Pay Us As House Wives … Women Push For Affirmative Bill

Women in the Brong-Ahafo Region have proposed a bill that would make it compulsory for husbands to pay their ‘housewives’ a monthly salary for doing household chores.

According to them, if they are to stay at home and do household chores, then the state ought to make it mandatory for their husbands to pay a certain percentage of their total income to their wives.

“The said payment could be referred to as an ‘honorarium’ or something similar,” the women suggested.

In a simple survey conducted by Action Aid Ghana in some remote districts of the Brong-Ahafo Region, the women said their roles as home keepers meant they are entitled to wages or salaries.

“If the work had to be provided at market rates, the cost would run into thousands of Ghana cedis a year,” they argued.

According to the survey, “a model should be designed which would allow for valuation of the work done by house wives in economic terms, and then recognition of this contribution to the economy done by compensating housewives for their labour.”

The women further argue that they are “home engineers” because they cook, wash, care for new born babies, sweep and clean among others, while the men would be out engaging in paid activities.

The women said unlike the urban centres where most wives are career women and their husbands engage the services of cooks and cleaners for them, who are paid at the end of every month, in the rural communities the case is different.

“Women work from morning till late in the night, and yet, earn nothing in compensation; the situation is too bad for modern women and the trend must change,” the women said.

In a media interaction in Sunyani, the Brong-Ahafo Regional Programme Director of Action Aid Ghana, Mr Tontie Binado, noted that he sees the proposal as a positive development in women’s empowerment.

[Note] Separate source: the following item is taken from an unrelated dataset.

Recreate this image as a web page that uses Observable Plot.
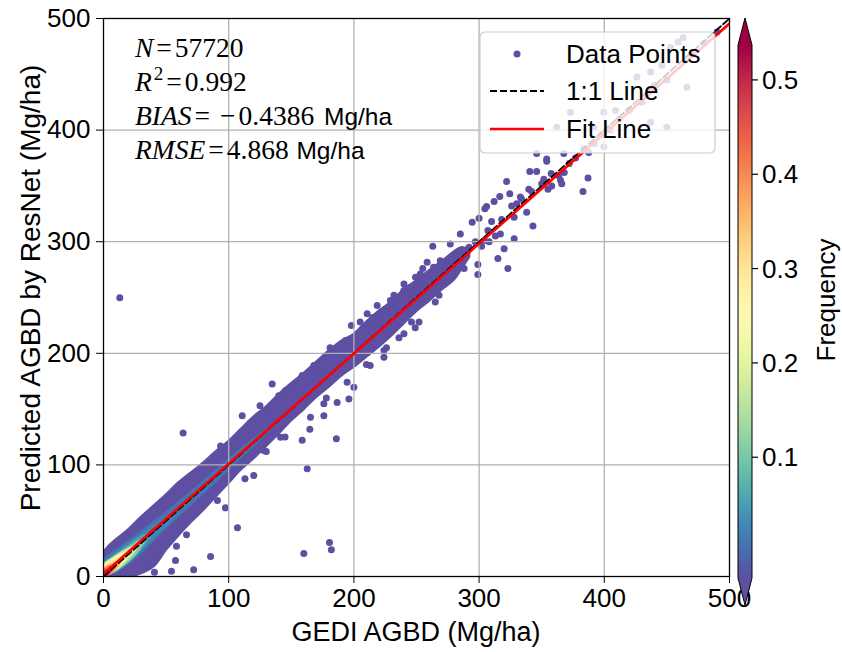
<!DOCTYPE html>
<html><head><meta charset="utf-8">
<script src="https://cdn.jsdelivr.net/npm/d3@7"></script>
<script src="https://cdn.jsdelivr.net/npm/@observablehq/plot@0.6"></script>
<style>
body{margin:0;background:#fff}
#chart{position:relative;width:842px;height:652px}
</style>
</head><body><div id="chart"></div>
<script>
// ---------- data ----------
const xTicks = [0, 100, 200, 300, 400, 500];
const yTicks = [0, 100, 200, 300, 400, 500];
const cbTicks = [0.1, 0.2, 0.3, 0.4, 0.5];

// statistics box
const statN = 57720, statR2 = "0.992", statBias = "0.4386", statRmse = "4.868";

// envelope of the dense point cloud (GEDI x, predicted lower / upper)
const bandX  = [0, 5, 10, 20, 30, 40, 50, 60, 70, 80, 90, 100, 110, 120, 130, 140, 150, 160, 170, 180, 190, 200, 210, 220, 230, 240, 250, 260, 270, 280, 286, 292];
const bandLo = [0, 0, 0, 0, 3, 9, 24, 37, 49, 60, 72, 84, 96, 106, 117, 128, 140, 150, 161, 170, 180, 188, 197, 206, 216, 227, 238, 247, 257, 266, 276, 286];
const bandHi = [20, 27, 32, 41, 52, 62, 72, 83, 92, 101, 111, 120, 131, 142, 151, 162, 172, 181, 191, 201, 210, 216, 227, 237, 245, 256, 264, 273, 281, 290, 294, 292];

// density levels near the origin (frequency, x, lower, upper)
const coreFreq = [0.008, 0.025, 0.06, 0.11, 0.17, 0.23, 0.29, 0.36, 0.43, 0.50];
const coreX  = [[0, 20, 50, 80, 110, 140], [0, 10, 20, 40, 60, 75], [0, 10, 20, 30, 40], [0, 10, 20, 28, 34], [0, 8, 16, 24, 28], [0, 6, 12, 18, 23], [0, 5, 10, 15, 19], [0, 5, 10, 14], [0, 4, 8, 11], [0, 3, 6, 8]];
const coreLo = [[0, 10, 42, 73, 105, 137], [0, 3, 11, 33, 56, 74], [0, 4, 12, 23, 38], [0, 4, 12, 21, 32], [0, 3, 10, 19, 26], [0, 2, 7, 14, 21], [0, 2, 6, 11, 17], [0, 1, 5, 11], [0, 1, 4, 9], [0, 0, 3, 7]];
const coreHi = [[16, 32, 58, 86, 115, 140], [13, 21, 30, 46, 62, 75], [12, 20, 28, 36, 40], [12, 19, 26, 32, 34], [11, 17, 23, 27, 28], [10, 15, 19, 22, 23], [9, 13, 16, 18, 19], [7, 11, 13, 14], [6, 9, 10, 11], [4, 6, 7, 8]];

// individual scattered points
const ptX = [40.7, 54.3, 57.5, 58.3, 66.3, 72, 85.5, 91, 97.4, 107, 113, 120, 93.5, 63.6, 13, 110.8, 134.7, 158.7, 162.7, 186, 160, 180.5, 182, 164.8, 186.6, 196, 200, 198, 176, 213, 224, 249, 265, 258.5, 245, 253, 263, 263.6, 269, 274.5, 277, 285, 285, 290, 294.5, 299, 299, 300, 304, 304.6, 306, 307, 312, 315, 316.5, 317, 320, 322, 323, 324.5, 328, 328, 330, 333, 338, 339.7, 340.5, 343, 346, 351.7, 354, 357.6, 358, 363.7, 365, 366, 383, 387, 362, 346, 354, 367.6, 373, 383.6, 387.6, 391.6, 399.6, 399.6, 409, 426, 437, 437, 446, 450, 453, 459, 463, 466,
  282, 288, 292, 297, 302, 308, 310, 313, 318, 326, 334, 342, 350, 355, 368, 372, 377, 392, 398, 405, 412, 420, 430, 440, 450, 470, 480, 490,
  205, 215, 232, 240, 255, 210, 226, 236, 268, 246, 125, 140, 145, 130, 170, 178, 181,
  145.4, 158.7, 168, 181.3, 193.3, 210.6, 218.6, 229.2, 239.9, 249.2, 128, 141.4, 165.3, 176, 194.6, 224, 240, 252];
const ptY = [3.9, 4.8, 14.3, 27, 37.4, 6, 18, 68, 61.5, 43.6, 87.5, 90.5, 117, 128.5, 249.7, 144, 172.6, 122, 96.5, 123.4, 20.6, 30.5, 24, 132, 156, 159, 169.6, 225, 144, 189, 202.5, 223, 246, 281.6, 259, 271, 296, 277, 283, 268, 298, 307, 286, 289, 317.5, 270.6, 279.6, 321, 301, 329.5, 331.5, 310, 336, 285, 340.5, 307, 293.6, 354, 276, 343, 302.6, 322, 334, 340, 326.5, 347, 363, 314, 363, 356, 372, 361, 350, 359, 355, 352, 345, 357, 402.6, 379, 374, 379, 416, 383, 380, 402.6, 416, 385, 417.6, 447.5, 452, 407, 458, 402.6, 474, 479, 483, 438.5,
  280, 276, 295, 300, 296, 300, 318, 305, 320, 332, 338, 345, 352, 347, 362, 370, 375, 388, 396, 400, 410, 418, 425, 440, 445, 468, 478, 488,
  228, 232, 252, 262, 276, 190, 205, 214, 252, 228, 153, 162, 125, 112, 188, 160, 205,
  166.7, 180, 189, 204, 211.5, 235.4, 242.8, 247.3, 256.3, 268.2, 113, 124.8, 142.7, 154.7, 174, 196.5, 217.5, 228];

// reference lines
const oneX = [0, 500], oneY = [0, 500];
const fitX = [0, 500], fitY = [2.5, 495.5];

// colorbar range (frequency)
const cbMin = -0.028, cbMax = 0.537;

// ---------- build ----------
const band = bandX.map((x, i) => ({x, lo: bandLo[i], hi: bandHi[i]}));
const pts = ptX.map((x, i) => ({x, y: ptY[i]}));
const core = [];
coreFreq.forEach((f, k) => coreX[k].forEach((x, i) => core.push({x, lo: coreLo[k][i], hi: coreHi[k][i], f})));
const oneLine = oneX.map((x, i) => ({x, y: oneY[i]}));
const fitLine = fitX.map((x, i) => ({x, y: fitY[i]}));
const PURPLE = "#5e4fa2";
const SANS = "'Liberation Sans', Arial, sans-serif";

const plot = Plot.plot({
  width: 842, height: 652,
  marginLeft: 103, marginRight: 113, marginTop: 18, marginBottom: 76,
  style: {fontFamily: SANS, fontSize: "26px", color: "#000", background: "#fff", overflow: "visible"},
  x: {domain: [0, 500], ticks: xTicks, tickSize: 7, tickPadding: 5, label: null},
  y: {domain: [0, 500], ticks: yTicks, tickSize: 7, tickPadding: 6, label: null},
  color: {type: "linear", domain: [cbMin, cbMax], scheme: "spectral", reverse: true},
  marks: [
    Plot.areaY(band, {x: "x", y1: "lo", y2: "hi", fill: PURPLE, stroke: PURPLE, strokeWidth: 3.5, strokeLinejoin: "round", curve: "catmull-rom", clip: true}),
    Plot.dot(pts, {x: "x", y: "y", r: 3.5, fill: PURPLE, stroke: "none", clip: true}),
    Plot.areaY(core, {x: "x", y1: "lo", y2: "hi", z: "f", fill: "f", curve: "catmull-rom", clip: true}),
    Plot.ruleX(xTicks.slice(1, -1), {stroke: "#b0b0b0", strokeWidth: 1.3}),
    Plot.ruleY(yTicks.slice(1, -1), {stroke: "#b0b0b0", strokeWidth: 1.3}),
    Plot.line(oneLine, {x: "x", y: "y", stroke: "#000", strokeWidth: 1.8, strokeDasharray: "7,3", clip: true}),
    Plot.line(fitLine, {x: "x", y: "y", stroke: "#ff0000", strokeWidth: 2.6, clip: true}),
    Plot.frame({stroke: "#000", strokeWidth: 1.3})
  ]
});
document.getElementById("chart").appendChild(plot);

const svg = d3.select(plot);
const defs = svg.append("defs");

// ---------- legend ----------
const lg = svg.append("g").attr("font-size", 26).attr("font-family", SANS).attr("text-anchor", "start");
lg.append("rect").attr("x", 480).attr("y", 32).attr("width", 235).attr("height", 121).attr("rx", 5)
  .attr("fill", "#fff").attr("fill-opacity", 0.8).attr("stroke", "#cccccc").attr("stroke-width", 1.2);
lg.append("circle").attr("cx", 517).attr("cy", 54).attr("r", 3.5).attr("fill", PURPLE);
lg.append("line").attr("x1", 490).attr("x2", 544).attr("y1", 91).attr("y2", 91).attr("stroke", "#000").attr("stroke-width", 1.8).attr("stroke-dasharray", "7,3");
lg.append("line").attr("x1", 490).attr("x2", 544).attr("y1", 129).attr("y2", 129).attr("stroke", "#ff0000").attr("stroke-width", 2.6);
[["Data Points", 54], ["1:1 Line", 91], ["Fit Line", 129]].forEach(([t, y]) =>
  lg.append("text").attr("x", 566).attr("y", y).attr("dy", "0.35em").attr("fill", "#000").text(t));

// ---------- statistics text ----------
const st = svg.append("g").attr("font-size", 27.5).attr("fill", "#000").attr("text-anchor", "start")
  .attr("font-family", "'Liberation Serif', 'Times New Roman', serif");
function mathLine(y, parts) {
  const t = st.append("text").attr("x", 135).attr("y", y);
  parts.forEach(p => {
    const s = t.append("tspan").text(p.t);
    if (p.i) s.attr("font-style", "italic");
    if (p.sans) s.attr("font-family", SANS).attr("font-size", 24.5);
    if (p.dx) s.attr("dx", p.dx);
    if (p.dy) s.attr("dy", p.dy);
    if (p.fs) s.attr("font-size", p.fs);
  });
}
mathLine(57, [{t: "N", i: 1}, {t: "=", dx: 3}, {t: String(statN), dx: 3}]);
mathLine(91, [{t: "R", i: 1}, {t: "2", fs: 19, dy: -11, dx: 2}, {t: "=", dy: 11, dx: 3}, {t: statR2, dx: 3}]);
mathLine(125, [{t: "BIAS", i: 1}, {t: "=", dx: 3}, {t: "\u2212", dx: 10}, {t: statBias, dx: 3}, {t: "\u00a0Mg/ha", sans: 1, dx: 3}]);
mathLine(159, [{t: "RMSE", i: 1}, {t: "=", dx: 3}, {t: statRmse, dx: 3}, {t: "\u00a0Mg/ha", sans: 1, dx: 1}]);

// ---------- axis titles ----------
const at = svg.append("g").attr("fill", "#000").attr("font-family", SANS).attr("text-anchor", "middle");
at.append("text").attr("font-size", 27).attr("x", 416).attr("y", 632).attr("dy", "0.35em").text("GEDI AGBD (Mg/ha)");
at.append("text").attr("font-size", 28).attr("transform", "translate(30,288) rotate(-90)").attr("dy", "0.35em").text("Predicted AGBD by ResNet (Mg/ha)");

// ---------- colorbar ----------
const cbX = 738, cbW = 14, cbTop = 45, cbBot = 578, tipTop = 18, tipBot = 605;
const cy = d3.scaleLinear().domain([cbMin, cbMax]).range([cbBot, cbTop]);
let cscale = null;
try { cscale = plot.scale("color"); } catch (e) { cscale = null; }
const colorOf = v => (cscale && cscale.apply) ? cscale.apply(v) : d3.interpolateSpectral(1 - (v - cbMin) / (cbMax - cbMin));
const grad = defs.append("linearGradient").attr("id", "cbGrad").attr("x1", 0).attr("x2", 0).attr("y1", 1).attr("y2", 0);
d3.range(0, 41).forEach(i => {
  const v = cbMin + (cbMax - cbMin) * i / 40;
  grad.append("stop").attr("offset", i / 40).attr("stop-color", colorOf(v));
});
const cb = svg.append("g");
cb.append("rect").attr("x", cbX).attr("y", cbTop).attr("width", cbW).attr("height", cbBot - cbTop).attr("fill", "url(#cbGrad)");
cb.append("path").attr("d", `M${cbX},${cbTop}L${cbX + cbW / 2},${tipTop}L${cbX + cbW},${cbTop}Z`).attr("fill", colorOf(cbMax));
cb.append("path").attr("d", `M${cbX},${cbBot}L${cbX + cbW / 2},${tipBot}L${cbX + cbW},${cbBot}Z`).attr("fill", colorOf(cbMin));
cb.append("path").attr("d", `M${cbX},${cbTop}L${cbX + cbW / 2},${tipTop}L${cbX + cbW},${cbTop}L${cbX + cbW},${cbBot}L${cbX + cbW / 2},${tipBot}L${cbX},${cbBot}Z`)
  .attr("fill", "none").attr("stroke", "#000").attr("stroke-width", 1);
const cbt = cb.append("g").attr("font-size", 26).attr("font-family", SANS).attr("fill", "#000").attr("text-anchor", "start");
cbTicks.forEach(v => {
  cbt.append("line").attr("x1", cbX + cbW).attr("x2", cbX + cbW + 6).attr("y1", cy(v)).attr("y2", cy(v)).attr("stroke", "#000").attr("stroke-width", 1.2);
  cbt.append("text").attr("x", cbX + cbW + 10).attr("y", cy(v)).attr("dy", "0.35em").text(v.toFixed(1));
});
cbt.append("text").attr("transform", "translate(826,300) rotate(-90)").attr("text-anchor", "middle").attr("dy", "0.35em").text("Frequency");
</script></body></html>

Media practitioners at the sensitisation programme felt that “measuring the value of unpaid work at home is conceptually correct and worth trying,” though making it mandatory for husbands to pay out monthly salaries to wives for their work may be the wrong way forward.

The media practitioners argue that the intention behind such a proposal might be a noble one – to financially empower women who stay at home.

The problem, however, is how to put a ‘price tag’ on all the work that goes on within a home, and how such a proposals would be implemented, given the various questions that are sure to come up in its wake.

The Chronicle has gathered from a cross section of the people that that the proposal would create new financial skirmishes between wives and husbands, since it would appear like an employee/employer relationship to the married couple.

The media practitioners at the engagement believe that even when women do the same professional jobs as men, often earning more than them, they still end up doing all the household work such as cooking, cleaning, washing, etc.

“Such house work is considered beneath the dignity of men, even though they share the same household,” they argued.